Failed schools and policies, not race, are holding blacks back - Business Day

Aug 20, 2018
20 August 2018 - Routinely, race is said to matter because it is the primary fault line between rich and poor. The truth is that the actual fault line is disadvantage, an apartheid inheritance compounded by nearly 25 years of intended redress that has not only failed to help the poor nearly enough but in many ways has deepened their plight.

Michael Morris

Mick Jagger is perhaps an improbable source of intellectual insight, but the rock star is likeably unpretentious in saying of the past that it’s "a great place and I don’t want to erase it or to regret it, but I don’t want to be its prisoner either".

It’s not true of everybody, of course; history’s miseries provide a surfeit of regrets, none accessible via the delete key. As for being imprisoned by the past, who would really want that? Yet what’s depressingly clear from debate in 2018, especially about "empowerment", is that so few South Africans find it possible to break out of the dungeon of racial ideas forged in the past.

Such thinking thrives on the common-sense thesis that the appearance of things is the truth. Under apartheid, people were what they looked like, and were treated accordingly. Despite being common citizens, people are still, officially, what they look like, and are so treated. And this by the bald standards of the founding document of such egregious sociology, the Population Registration Act of 1950, the bedrock of apartheid.

Too few, perhaps, remember scholar and former Robben Islander Neville Alexander’s warnings, most recently in April 2011, that "fighting race with race is bad social science and even worse practical politics". Without "tackling the structural economic and social inequalities that we took over without much modification from the apartheid state", he said, and "exploring, researching and piloting alternative approaches to those based on apartheid racial categories", it would be a "fundamental theoretical and strategic error to try to do so by perpetuating racial identities in the nonsensical belief that this will not have any negative or destructive social consequences".
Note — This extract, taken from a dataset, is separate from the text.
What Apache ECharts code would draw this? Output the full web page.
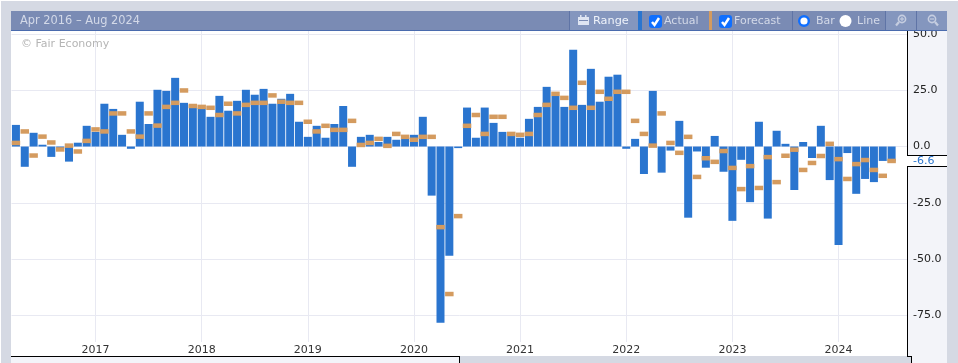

Alexander was no liberal, but the Institute of Race Relations (IRR) is similarly convinced that "empowerment" cannot succeed if based merely on perpetuating apartheid racial identities and ignoring the real barriers.

Routinely, race is said to matter because it is the primary fault line between rich and poor. The truth is that the actual fault line is disadvantage, an apartheid inheritance compounded by nearly 25 years of intended redress that has not only failed to help the poor nearly enough but in many ways has deepened their plight.

Blacks are not being kept out of jobs and the ranks of the middle class because of their race. What is holding them back is SA’s failure to overcome their disadvantages on anything near a meaningful scale. Instead, research by my colleagues shows disadvantages are perpetuated by dysfunctional schools that deny millions basic workplace skills and the keys to higher learning; economic and labour policies that are so counterproductive they only increase joblessness and hardship and raise barriers between the poor and a shot at gaining work experience and a foothold on the path out of poverty; and the failure to extend property rights to those long denied them.

Especially the most ambitious among us, who stake everything on seeking better lives in the cities only to end up where apartheid spatial planning determined they should be — in shacks on the urban periphery or in government-provided houses they cannot regard as assets for a full eight years.

To all of this, race-based empowerment adds and often stimulates the stigma of victimhood, undermining the self-worth and resourcefulness of those who succeed, and breeding resentment and disaffection among those who don’t. And the cost of the complacent unanimity that it’s race that matters is paid by the very citizens — the poor and disadvantaged — who are misled into believing they are its beneficiaries.

The shame is that SA has shown it can jettison wrong-headed thinking, ample proof of which is available from the briefest glimpse into Ben Maclennan’s indispensable anthology, Apartheid — The Lighter Side. Yet some entries seem shockingly familiar, rather than strange.

Among them, this March 1967 statement in parliament by then interior minister PK le Roux: "There is no-one on this side [of the House] who does not know what we mean by a full-blooded nonwhite person."

Half a century later, anyone doubting Le Roux would have only to consult contemporary law.

• Morris is head of media at the IRR.